An old theatre already existed in Palazzo Ducale, but King Vittorio Amedeo II commissioned a new one from the first court architect Filippo Juvarra in his plan to reorganise the city. The project was taken over by his successor, Benedetto Alfieri, following his untimely death. Alfieri’s project was so innovative that it was included in the Encyclopédie by Denis Diderot and Jean-Baptiste Le Rond d’Alembert as a superb example of an Italian-style theatre: the five tiers of boxes, the stalls and the gallery could seat up to 2,500 people and the room was richly decorated with paintings, carvings and gilded stuccoes. Inaugurated in record time on 26 December 1740, the theatre was immediately hailed as “one of the most magnificent and the largest there is in Italy” (Charles de Brosses).
It was refurbished several times during the 19th century, first in a neoclassical guise by Pelagio Palagi and Ernest Melano and then in neo-baroque style by Angelo Moja, and hosted grand international premieres, such as Giacomo Puccini’s La bohéme in 1896.
All this went up in smoke in 1936. The 18th-century theatre was destroyed by fire and today its former structure can only be seen in prints and paintings of the time, such as Interno del Teatro Regio by Giovanni Michele Graneri (1752) in the nearby Museo Civico d’Arte Antica in Turin.

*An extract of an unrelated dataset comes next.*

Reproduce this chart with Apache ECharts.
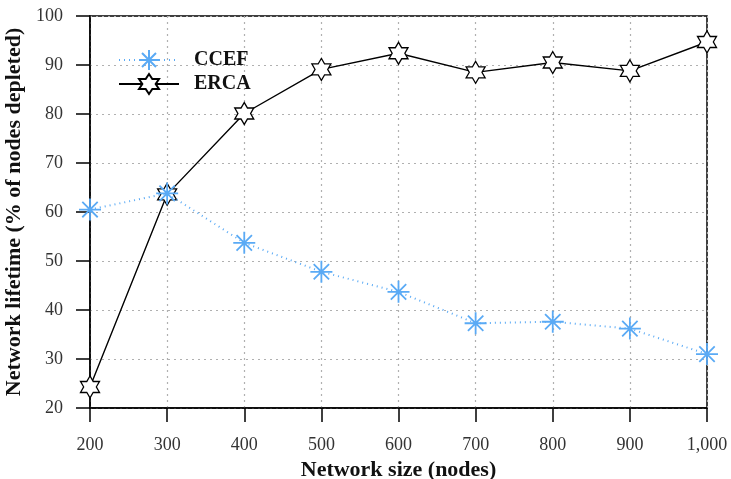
<!DOCTYPE html>
<html>
<head>
<meta charset="utf-8">
<script src="https://cdn.jsdelivr.net/npm/echarts@6/dist/echarts.min.js"></script>
<style>
  html, body { margin: 0; padding: 0; background: #fff; }
  #chart { width: 731px; height: 479px; }
</style>
</head>
<body>
<div id="chart"></div>
<script>
// Network size (number of nodes)
const networkSizes = [200, 300, 400, 500, 600, 700, 800, 900, 1000];
// Network lifetime (% of nodes depleted) per protocol
const ccefValues = [60.5, 63.8, 53.7, 47.8, 43.7, 37.3, 37.6, 36.2, 31.0];
const ercaValues = [24.3, 63.6, 80.1, 89.1, 92.4, 88.5, 90.5, 88.8, 94.7];

const FONT = '"Liberation Serif", "DejaVu Serif", serif';

// Asterisk glyph (8 spokes) and outlined six-pointed star
const asteriskPath = 'path://M0,-100L0,100M-100,0L100,0M-70,-70L70,70M-70,70L70,-70';
const hexagramPath = 'path://M0,-100L28.9,-50L86.6,-50L57.7,0L86.6,50L28.9,50L0,100L-28.9,50L-86.6,50L-57.7,0L-86.6,-50L-28.9,-50Z';

const chart = echarts.init(document.getElementById('chart'));

const dotted = { type: [2, 4], color: '#b0b0b0', width: 1.2 };

chart.setOption({
  animation: false,
  backgroundColor: '#fff',
  grid: {
    left: 90, right: 24, top: 16, bottom: 71,
    outerBoundsMode: 'none',
    containLabel: false,
    show: true, borderColor: '#000', borderWidth: 1.5
  },
  legend: {
    left: 113, top: 44,
    orient: 'vertical',
    itemGap: 2,
    itemWidth: 60, itemHeight: 25,
    textStyle: { fontFamily: FONT, fontWeight: 'bold', fontSize: 20, color: '#111', padding: [0, 0, 0, 10] },
    data: ['CCEF', 'ERCA']
  },
  xAxis: {
    type: 'value',
    min: 200, max: 1000, interval: 100,
    name: 'Network size (nodes)',
    nameLocation: 'middle', nameGap: 46,
    nameTextStyle: { fontFamily: FONT, fontWeight: 'bold', fontSize: 22, color: '#111' },
    axisLine: { show: true, lineStyle: { color: '#000', width: 1.5 } },
    axisTick: { show: true, inside: false, length: 14, lineStyle: { color: '#000', width: 1.5 } },
    axisLabel: {
      margin: 28, fontFamily: FONT, fontSize: 18, color: '#333',
      formatter: v => v >= 1000 ? (Math.floor(v / 1000) + ',' + String(v % 1000).padStart(3, '0')) : String(v)
    },
    splitLine: { show: true, lineStyle: dotted }
  },
  yAxis: {
    type: 'value',
    min: 20, max: 100, interval: 10,
    name: 'Network lifetime (% of nodes depleted)',
    nameLocation: 'middle', nameGap: 57,
    nameTextStyle: { fontFamily: FONT, fontWeight: 'bold', fontSize: 22, color: '#111' },
    axisLine: { show: true, lineStyle: { color: '#000', width: 1.5 } },
    axisTick: { show: true, inside: false, length: 14, lineStyle: { color: '#000', width: 1.5 } },
    axisLabel: { margin: 27, fontFamily: FONT, fontSize: 18, color: '#333' },
    splitLine: { show: true, lineStyle: dotted }
  },
  series: [
    {
      name: 'CCEF',
      type: 'line',
      data: networkSizes.map((x, i) => [x, ccefValues[i]]),
      symbol: asteriskPath,
      symbolSize: 22,
      lineStyle: { color: '#5aaaf5', width: 2, type: [1, 4] },
      itemStyle: { color: 'rgba(0,0,0,0)', borderColor: '#5aaaf5', borderWidth: 1.8 },
      z: 3
    },
    {
      name: 'ERCA',
      type: 'line',
      data: networkSizes.map((x, i) => [x, ercaValues[i]]),
      symbol: hexagramPath,
      symbolSize: [19, 22],
      lineStyle: { color: '#000', width: 1.4 },
      itemStyle: { color: '#fff', borderColor: '#000', borderWidth: 1.3 },
      z: 2
    }
  ]
});
</script>
</body>
</html>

After several interrupted attempts at reconstruction due to the war, a masterpiece by Carlo Mollino, who rebuilt the theatre opting for a distinctly modern look, rose up from the ashes of the 18th-century building in 1965. If the exterior evoked the site’s Baroque origin, using curved walls clad in star-shaped bricks (a tribute to the nearby Palazzo Carignano), the theatre’s interior was characterised by the modernity of the oyster-shaped stalls, the proscenium inspired by television screens and the striking “stalactite” chandelier.